Cuda encrypted filesystem

I would like to use the parallelism of gpu computing to encrypt in a transparent way data on filesystem on the fly.
The architecture should be like the one showed in the attachment.
The data should be encrypted with simmetric encryption obviously (e.g. AES).

Does anyone knows if there are similiar project? I wasn’t able to find nothing similar.
Maybe that an approach like this will waste too much time to copy data into/from the device and will take no advantages from the gpu utilization?

Any suggestion will be appreciated. ;)
CUEFS.pdf (77.6 KB)

If you are going to try it, the Linux FUSE API is probably the way to do it (there is also an OS X port). At least that way you can keep the implementation in user space.

using fuse probably i can’t share buffer beetwen user and kernel space, so i should pay another mem2mem copy (to transfer data read from disk from kernel space to user space).

This should have an heavy impact on performance.

That may be true, but I don’t think anyone has ever executed CUDA code from kernel space. NVIDIA certainly does not support it.

Not sure if I should like this idea. If your CUDA context gets corrupted (e.g. due to driver issues), the user would immediately lose access to the encrypted partition. A fallback to CPU would be a must-have IMHO ;)

It won’t for at least two reasons:

First, problem with disk encryption is not throughtput but latency, and I don’t believe GPUs can provede better latency. OTOH, current CPUs are powerful enough to encryptd/decrypt data much faster than current HDDs can read/write.

Second, not all encryption modes can be run efficiently in parallel. For example, encryption in CBC mode cannot be parallelized (but decryption can).

I think that you can experience latency problem only if you are working with small files.
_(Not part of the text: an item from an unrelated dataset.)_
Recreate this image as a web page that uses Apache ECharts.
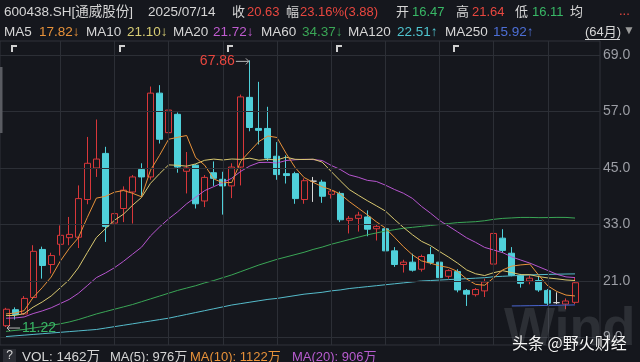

What happen if you work with huge files?

Are you sure that we are IO limited? Try to copy a file of size 100MB and than try to encrypt the same file with for example AES-256,

you’ll see very different times.

Moreover if we have a more powerful device, than we can apply more encryption algorithm to the same data.

there are some methods to encrypt/decrypt block cipher in parallel.

Any chances of deadlock?? Display waiting for FS and FS waiting for display… ALthough, it sounds remote… A similar mutual dependence might come on the way… just be aware. Good luck.

Latency is introduced not a file-level but at i/o operation level. When you request to read (and decrypt) some data, first block (usually 512 bytes) is read and decrypted. Decryption can be overlapped with reading next block, but time to serve first block to client is increased by time needed to decrypt it. If you read sufficiently large block of data then this is not an issue. But in reality such continious reading is rare. Most files are small or fragmented meaning that you need more than one read to get their content, and you will face same latency penalty at each read.

Try to measure what will be host ↔ CUDA device bandwidth when using 512-byte chunks (typical for storage devices); I suspect it will be far from optimal.

The solution might be a CPU+GPU operation when CPU serves small i/o request (which are the majority) and GPU server only large reads/writes…

This only shows that particular implementation is poor; just google for AES benchmarks and you’ll see that 50+ MB/sec per core is not a problem today.

BTW, I’ve been using whole-disk encryption for years and haven’t noticed any significant performance penalties.

I’ll just remind you that AES-256 is approved for TOP SECRET data. Cascading ciphers may seem like a good idea, but it does not add practical security (it adds overhead and protects only from case when outer cipher is broken completely which is very unlikely…).

Filesystem encryption using CUDA is certainly possible, but I’m just trying to tell you that it is very very likely that it will not be better(=faster) than existing CPU-based solutions due to the problems mentioned before (also note that you can’t use CUDA from kernel space which adds another layer of overhead).

IMO CUDA is perfect for things like initial encryption of HDD, but it is not very good for typical daily work with filesystem.